Jenderal Hideki Tojo, dijuluki “Pisau Cukur” (The Razor) adalah perdana menteri Jepang selama sebagian besar Perang Dunia II, seorang arsitek agresi militer, dan kekuatan dibalik kebijakan mengerikan atas pengagungan diri dan kekejaman. Hideki Tojo adalah putra seorang jenderal, masuk ke dunia militer sejak usia muda, menduduki posisi petugas infanteri, atase militer dan instruktur di sekolah staf militer. 

Pada tahun 1933, ia berpangkat Mayjen. Sebelumnya, Hideki Tojo telah menjadi anggota kelompok militer keras kanan yang mengembangkan nasionalisme ultra fanatik. Namun, saat usaha kudeta oleh Nasionalis Ultra pada tanggal 26 Februari 1936, Hideki Tojo tetap setia pada Kaisar Hirohito dan membantu menekan gerakan itu.

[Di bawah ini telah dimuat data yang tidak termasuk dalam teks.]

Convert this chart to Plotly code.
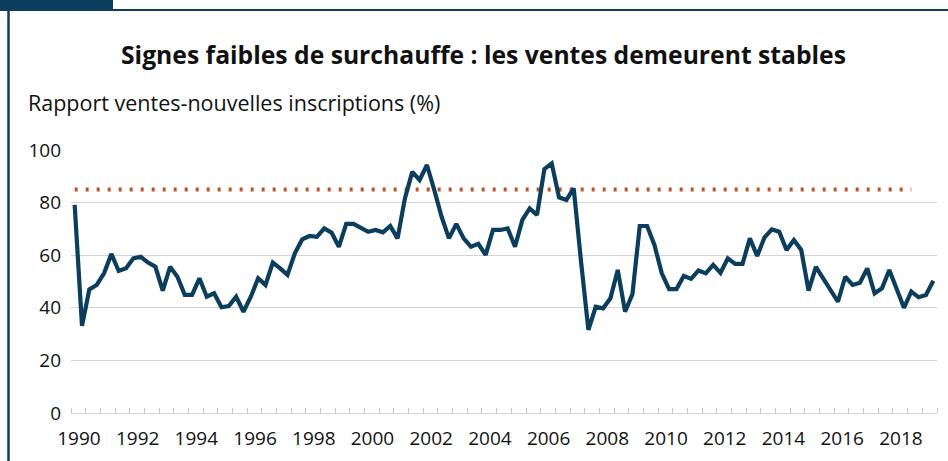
import plotly.graph_objects as go

# --- Data -------------------------------------------------------------
years = list(range(1990, 2020))
ratio = [
    79.1, 33.1, 47.0, 48.7, 53.1, 60.5, 54.0, 55.0,   # 1990-1991
    58.8, 59.4, 57.2, 55.6, 46.5, 55.6, 51.8, 44.9,   # 1992-1993
    44.9, 51.2, 44.2, 45.5, 40.2, 40.7, 44.2, 38.5,   # 1994-1995
    44.2, 51.2, 48.7, 57.2, 55.0, 52.5, 60.7, 66.0,   # 1996-1997
    67.3, 67.0, 70.2, 68.6, 63.2, 71.9, 71.9, 70.2,   # 1998-1999
    68.9, 69.6, 68.7, 71.1, 66.4, 81.6, 91.7, 88.6,   # 2000-2001
    94.3, 84.8, 74.6, 66.4, 71.9, 66.4, 63.2, 64.3,   # 2002-2003
    60.1, 69.6, 69.6, 70.2, 63.2, 73.4, 77.8, 75.3,   # 2004-2005
    92.7, 94.9, 82.0, 81.0, 85.4, 57.5, 31.6, 40.4,   # 2006-2007
    39.8, 43.6, 54.4, 38.5, 45.2, 71.1, 71.1, 63.9,   # 2008-2009
    53.1, 47.1, 47.1, 52.1, 51.0, 54.2, 53.1, 56.3,   # 2010-2011
    53.3, 58.8, 56.7, 56.7, 66.4, 59.7, 66.8, 69.8,   # 2012-2013
    68.9, 62.0, 65.8, 62.0, 46.5, 55.6, 51.2, 46.8,   # 2014-2015
    42.3, 51.8, 48.7, 49.5, 55.0, 45.5, 47.4, 54.4,   # 2016-2017
    47.0, 40.0, 46.2, 44.0, 44.9, 50.3,               # 2018-2019T2
]
quarters = [y + q / 4 for y in years for q in range(4)][: len(ratio)]
threshold = 85
threshold_x = [quarters[0], quarters[114]]
label_years = list(range(1990, 2020, 2))

NAVY = "#0B3D5C"
RUST = "#C0522B"
FONT = "'Open Sans', Lato, sans-serif"
TXT = "#111111"

fig = go.Figure()
fig.add_trace(go.Scatter(
    x=threshold_x, y=[threshold, threshold], mode="lines",
    line=dict(color=RUST, width=4, dash="3px,8px"), hoverinfo="skip",
))
fig.add_trace(go.Scatter(
    x=quarters, y=ratio, mode="lines",
    line=dict(color=NAVY, width=4.2), hoverinfo="skip",
))

fig.update_layout(
    width=948, height=461,
    margin=dict(l=71, r=11, t=150, b=48),
    paper_bgcolor="white", plot_bgcolor="white",
    showlegend=False,
    font=dict(family=FONT, color=TXT, size=19),
    xaxis=dict(
        range=[1989.875, 2019.375],
        tickvals=[y + 0.145 for y in label_years],
        ticktext=[str(y) for y in label_years],
        ticks="", showgrid=False, zeroline=False,
        showline=True, linecolor="#D4D4D4", linewidth=1.3,
        tickfont=dict(size=19, color=TXT),
        ticklabelstandoff=8,
        minor=dict(ticks="inside", tick0=1989.875, dtick=0.5,
                   ticklen=5, tickcolor="#C8C8C8", tickwidth=1, showgrid=False),
    ),
    yaxis=dict(
        range=[0, 100], tickvals=[0, 20, 40, 60, 80, 100],
        showgrid=True, gridcolor="#D4D4D4", gridwidth=1.3,
        zeroline=False, showline=False, ticks="",
        tickfont=dict(size=19, color=TXT),
        ticklabelstandoff=9,
    ),
    shapes=[
        dict(type="rect", xref="paper", yref="paper",
             x0=(0 - 71) / 866, x1=(113 - 71) / 866,
             y0=(413 - 10) / 263, y1=(413 + 2) / 263 + 1,
             fillcolor=NAVY, line=dict(width=0), layer="above"),
        dict(type="line", xref="paper", yref="paper",
             x0=(0 - 71) / 866, x1=(948 - 71) / 866,
             y0=(413 - 10) / 263, y1=(413 - 10) / 263,
             line=dict(color=NAVY, width=2)),
        dict(type="line", xref="paper", yref="paper",
             x0=(8.5 - 71) / 866, x1=(8.5 - 71) / 866,
             y0=(413 - 0) / 263, y1=(413 - 470) / 263,
             line=dict(color=NAVY, width=2.5)),
    ],
    annotations=[
        dict(text="<b>Signes faibles de surchauffe : les ventes demeurent stables</b>",
             xref="paper", yref="paper", x=(483 - 71) / 866, y=(413 - 55) / 263,
             xanchor="center", yanchor="middle", showarrow=False,
             font=dict(size=24.7, color=TXT, family=FONT)),
        dict(text="Rapport ventes-nouvelles inscriptions (%)",
             xref="paper", yref="paper", x=(26 - 71) / 866, y=(413 - 103) / 263,
             xanchor="left", yanchor="middle", showarrow=False,
             font=dict(size=21.5, color=TXT, family=FONT)),
    ],
)

fig.write_html("out.html", config={"displayModeBar": False},
               post_script="document.body.style.margin='0';")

http://jejaktamboen.blogspot.com/2014/12/biografi-riwayat-kiprah-jenderal-hideki-tojo-dalam-perang-asia-timur-raya.htmlPerang Asia Timur Raya penting dan benar, [ Hideki Tojo, setelah permohonan bunuh diri yang gagal pada bulan September 1945]

Kesetiaan Hideki Tojo diberi penghargaan pada tahun 1937 ketika ia diangkat menjadi kepala staf pasukan Kwangtung di Machuria. Di posisi ini, ia memainkan peran penting dalam  memainkan perang China-Jepang  Kedua yaitu sebuah konflik delapan tahun yang menewaskan jutaan orang ketika militer Jepang mengabaikan kemanusiaan dan hukum perang dalam mengejar penaklukan China.

Rakyat sipil , laki-laki, perempuan dan anak-anak diserang dengan sengaja, berujung pada kekerasan yang disebut “Pemerkosaan Nanking”. Saat itu, di antara bulan Desember 1937 dan maret 1938, pasukan Jepang membantai sekitar 250.000 sampai 350.000 penduduk China.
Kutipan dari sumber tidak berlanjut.